Good thing he wasn't doing a Jessica ! 
looks like unexpected force 7 winds caught him out. Wonder what the financial cost of his unnecessary rescue was ?
Who says lone sailors aren't a nuisance !!!!


----------



## paisleymerchant (Mar 15, 2007)

All that and stupid too did he not read the weather reports?
Some people tend not to treat the sea with the respect it demands !


----------



## Lancastrian (Feb 8, 2006)

Gareth Jones said:


> http://news.bbc.co.uk/1/hi/england/somerset/8324806.stm
> 
> Who says lone sailors aren't a nuisance !!!!


Well there are quite a few in this thread - http://www.shipsnostalgia.com/showthread.php?t=29251&page=15


----------



## Pompeyfan (Aug 9, 2005)

I don't think this man can be put into the same category as solo sailors who sail around the world including the Jessica thread, but it is great fodder for those against the latter.

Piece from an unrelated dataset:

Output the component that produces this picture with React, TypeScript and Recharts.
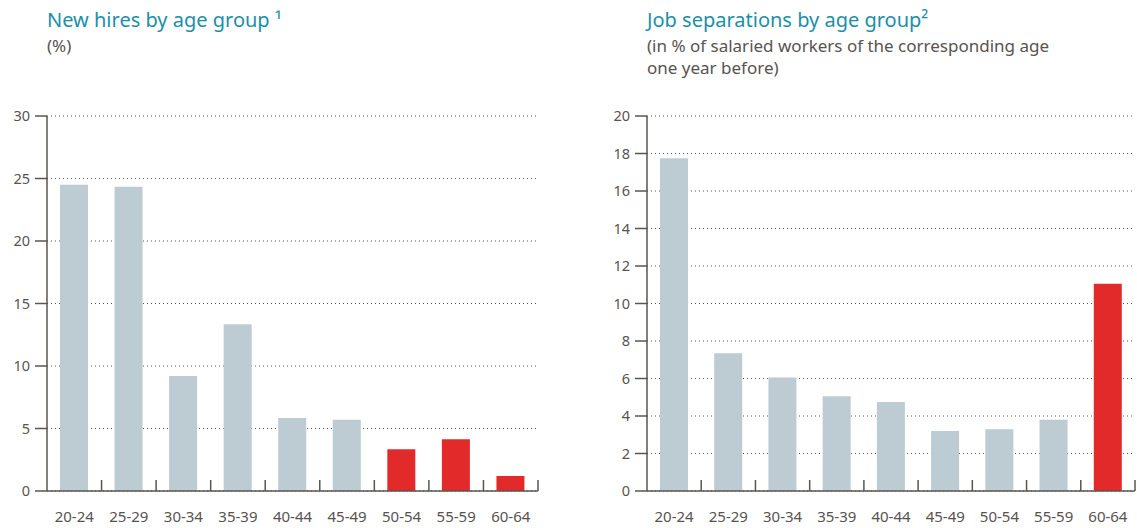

This person from the information known so far comes under the same category whether alone or not of those who take to our coastal waters on a regular basis who is totally unprepared because there is no law to stop them taking a boat out without proper equipment or letting coastguards know etc. 

David


----------



## sparkie2182 (May 12, 2007)

More about ability then numbers perhaps?


----------



## Gareth Jones (Jul 13, 2007)

Pompeyfan said:


> I don't think this man can be put into the same category as solo sailors who sail around the world including the Jessica thread, but it is great fodder for those against the latter.
> 
> This person from the information known so far comes under the same category whether alone or not of those who take to our coastal waters on a regular basis who is totally unprepared because there is no law to stop them taking a boat out without proper equipment or letting coastguards know etc.
> 
> David


 Once they get out of sight of land they are all in the same category ! 
It doesn't matter if they are sailing from Liverpool to the isle of Man or liverpool to New York!


----------



## Gareth Jones (Jul 13, 2007)

Wonder why all the " go Jessica go ! " enthusiasts are shying away from this thread ?


----------